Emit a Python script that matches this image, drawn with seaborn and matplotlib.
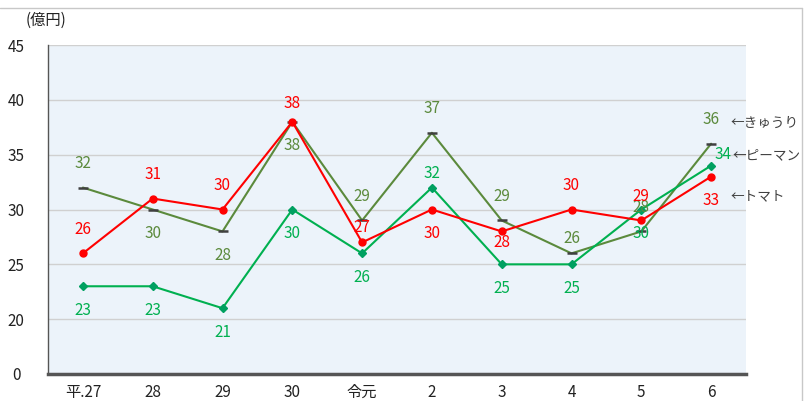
import matplotlib
matplotlib.use("Agg")
import matplotlib.pyplot as plt
import seaborn as sns
import pandas as pd
from matplotlib.lines import Line2D

categories = ["平.27", "28", "29", "30", "令元", "2", "3", "4", "5", "6"]
kyuri = [32, 30, 28, 38, 29, 37, 29, 26, 28, 36]
piman = [23, 23, 21, 30, 26, 32, 25, 25, 30, 34]
tomato = [26, 31, 30, 38, 27, 30, 28, 30, 29, 33]
series_names = ["きゅうり", "ピーマン", "トマト"]
ytick_values = [0, 20, 25, 30, 35, 40, 45]

sns.set_theme(style="white")
plt.rcParams['font.family'] = ['Noto Sans CJK JP', 'DejaVu Sans']

fig = plt.figure(figsize=(8.09, 4.01), dpi=100)
ax = fig.add_axes([48/809, 1-374/401, (746-48)/809, (374-45)/401])
ax.set_facecolor("#ecf3fa")

xs = list(range(len(categories)))
# broken axis: 0 drawn one step below 20
def ymap(v):
    return v if v >= 20 else 15 + v * 5 / 20

df = pd.DataFrame({"x": xs, "kyuri": kyuri, "piman": piman, "tomato": tomato})

styles = {
    "kyuri": dict(color="#5b8a3c", marker="_", mec="#404040", ms=7, mew=1.8),
    "piman": dict(color="#00b050", marker="D", mec="#00a060", mfc="#00a060", ms=4),
    "tomato": dict(color="#ff0000", marker="o", mec="#ff0000", mfc="#ff0000", ms=5),
}
for key in ["kyuri", "piman", "tomato"]:
    st = styles[key]
    sns.lineplot(data=df, x="x", y=key, ax=ax, color=st["color"], linewidth=1.5,
                 marker=st["marker"], markersize=st["ms"], markeredgecolor=st["mec"],
                 markerfacecolor=st.get("mfc", st["mec"]), markeredgewidth=st.get("mew", 1),
                 zorder=3)

label_dirs = {
    "tomato": [1, 1, 1, 0.75, 0.6, -1, -0.45, 1, 1, -1],
    "kyuri": [1, -1, -1, -1, 1, 1, 1, 0.6, 1, 1],
    "piman": [-1, -1, -1, -1, -1, 0.6, -1, -1, -1, 0],
}
label_colors = {"tomato": "#ff0000", "kyuri": "#5b8a3c", "piman": "#00b050"}
vals = {"tomato": tomato, "kyuri": kyuri, "piman": piman}
for key in ["kyuri", "piman", "tomato"]:
    for i, v in enumerate(vals[key]):
        d = label_dirs[key][i]
        if d == 0:
            off = (12, 11)
        else:
            off = (0, 24 * d)
        ax.annotate(str(v), (i, v), xytext=off, textcoords="offset pixels",
                    ha="center", va="center", fontsize=11, color=label_colors[key], zorder=4)

# series name annotations on the right
name_pos = {"きゅうり": kyuri[-1], "ピーマン": piman[-1], "トマト": tomato[-1]}
name_off = {"きゅうり": (19, 21), "ピーマン": (21, 10), "トマト": (19, -20)}
for n in series_names:
    ax.annotate("←" + n, (9, name_pos[n]), xytext=name_off[n], textcoords="offset pixels",
                ha="left", va="center", fontsize=9.8, color="#404040", annotation_clip=False,
                zorder=5)

ax.set_xlim(-0.5, 9.5)
ax.set_ylim(15, 45)
ax.set_yticks([ymap(v) for v in ytick_values])
ax.set_yticklabels([str(v) for v in ytick_values], fontsize=11)
ax.set_xticks(xs)
ax.set_xticklabels(categories, fontsize=11)
ax.set_xlabel("")
ax.set_ylabel("")
ax.tick_params(axis="x", length=0, pad=7, colors="#222222")
ax.tick_params(axis="y", length=0, pad=23, colors="#222222")
for lab in ax.get_yticklabels():
    lab.set_horizontalalignment("center")
ax.grid(axis="y", color="#d0d0d0", linewidth=1)
ax.set_axisbelow(True)
for s in ["top", "right"]:
    ax.spines[s].set_visible(False)
ax.spines["left"].set_color("#555555")
ax.spines["left"].set_linewidth(1)
ax.spines["bottom"].set_color("#555555")
ax.spines["bottom"].set_linewidth(2.5)

fig.text(26/809, 1-20/401, "(億円)", fontsize=11, ha="left", va="center", color="#222222")

# frame lines
fig.add_artist(Line2D([0, 802/809], [1-8/401, 1-8/401], color="#c8c8c8", lw=1))
fig.add_artist(Line2D([802/809, 802/809], [0, 1-8/401], color="#c8c8c8", lw=1))

fig.savefig("out.png", dpi=100)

• **EXERCISE GOAL**
All of the material above needs to be restated exactly, with no pictures.

• **TASK SOLUTION**
Emit a Python script that matches this image, drawn with seaborn and matplotlib.
import matplotlib
matplotlib.use("Agg")
import matplotlib.pyplot as plt
import seaborn as sns
import pandas as pd
from matplotlib.lines import Line2D

categories = ["平.27", "28", "29", "30", "令元", "2", "3", "4", "5", "6"]
kyuri = [32, 30, 28, 38, 29, 37, 29, 26, 28, 36]
piman = [23, 23, 21, 30, 26, 32, 25, 25, 30, 34]
tomato = [26, 31, 30, 38, 27, 30, 28, 30, 29, 33]
series_names = ["きゅうり", "ピーマン", "トマト"]
ytick_values = [0, 20, 25, 30, 35, 40, 45]

sns.set_theme(style="white")
plt.rcParams['font.family'] = ['Noto Sans CJK JP', 'DejaVu Sans']

fig = plt.figure(figsize=(8.09, 4.01), dpi=100)
ax = fig.add_axes([48/809, 1-374/401, (746-48)/809, (374-45)/401])
ax.set_facecolor("#ecf3fa")

xs = list(range(len(categories)))
# broken axis: 0 drawn one step below 20
def ymap(v):
    return v if v >= 20 else 15 + v * 5 / 20

df = pd.DataFrame({"x": xs, "kyuri": kyuri, "piman": piman, "tomato": tomato})

styles = {
    "kyuri": dict(color="#5b8a3c", marker="_", mec="#404040", ms=7, mew=1.8),
    "piman": dict(color="#00b050", marker="D", mec="#00a060", mfc="#00a060", ms=4),
    "tomato": dict(color="#ff0000", marker="o", mec="#ff0000", mfc="#ff0000", ms=5),
}
for key in ["kyuri", "piman", "tomato"]:
    st = styles[key]
    sns.lineplot(data=df, x="x", y=key, ax=ax, color=st["color"], linewidth=1.5,
                 marker=st["marker"], markersize=st["ms"], markeredgecolor=st["mec"],
                 markerfacecolor=st.get("mfc", st["mec"]), markeredgewidth=st.get("mew", 1),
                 zorder=3)

label_dirs = {
    "tomato": [1, 1, 1, 0.75, 0.6, -1, -0.45, 1, 1, -1],
    "kyuri": [1, -1, -1, -1, 1, 1, 1, 0.6, 1, 1],
    "piman": [-1, -1, -1, -1, -1, 0.6, -1, -1, -1, 0],
}
label_colors = {"tomato": "#ff0000", "kyuri": "#5b8a3c", "piman": "#00b050"}
vals = {"tomato": tomato, "kyuri": kyuri, "piman": piman}
for key in ["kyuri", "piman", "tomato"]:
    for i, v in enumerate(vals[key]):
        d = label_dirs[key][i]
        if d == 0:
            off = (12, 11)
        else:
            off = (0, 24 * d)
        ax.annotate(str(v), (i, v), xytext=off, textcoords="offset pixels",
                    ha="center", va="center", fontsize=11, color=label_colors[key], zorder=4)

# series name annotations on the right
name_pos = {"きゅうり": kyuri[-1], "ピーマン": piman[-1], "トマト": tomato[-1]}
name_off = {"きゅうり": (19, 21), "ピーマン": (21, 10), "トマト": (19, -20)}
for n in series_names:
    ax.annotate("←" + n, (9, name_pos[n]), xytext=name_off[n], textcoords="offset pixels",
                ha="left", va="center", fontsize=9.8, color="#404040", annotation_clip=False,
                zorder=5)

ax.set_xlim(-0.5, 9.5)
ax.set_ylim(15, 45)
ax.set_yticks([ymap(v) for v in ytick_values])
ax.set_yticklabels([str(v) for v in ytick_values], fontsize=11)
ax.set_xticks(xs)
ax.set_xticklabels(categories, fontsize=11)
ax.set_xlabel("")
ax.set_ylabel("")
ax.tick_params(axis="x", length=0, pad=7, colors="#222222")
ax.tick_params(axis="y", length=0, pad=23, colors="#222222")
for lab in ax.get_yticklabels():
    lab.set_horizontalalignment("center")
ax.grid(axis="y", color="#d0d0d0", linewidth=1)
ax.set_axisbelow(True)
for s in ["top", "right"]:
    ax.spines[s].set_visible(False)
ax.spines["left"].set_color("#555555")
ax.spines["left"].set_linewidth(1)
ax.spines["bottom"].set_color("#555555")
ax.spines["bottom"].set_linewidth(2.5)

fig.text(26/809, 1-20/401, "(億円)", fontsize=11, ha="left", va="center", color="#222222")

# frame lines
fig.add_artist(Line2D([0, 802/809], [1-8/401, 1-8/401], color="#c8c8c8", lw=1))
fig.add_artist(Line2D([802/809, 802/809], [0, 1-8/401], color="#c8c8c8", lw=1))

fig.savefig("out.png", dpi=100)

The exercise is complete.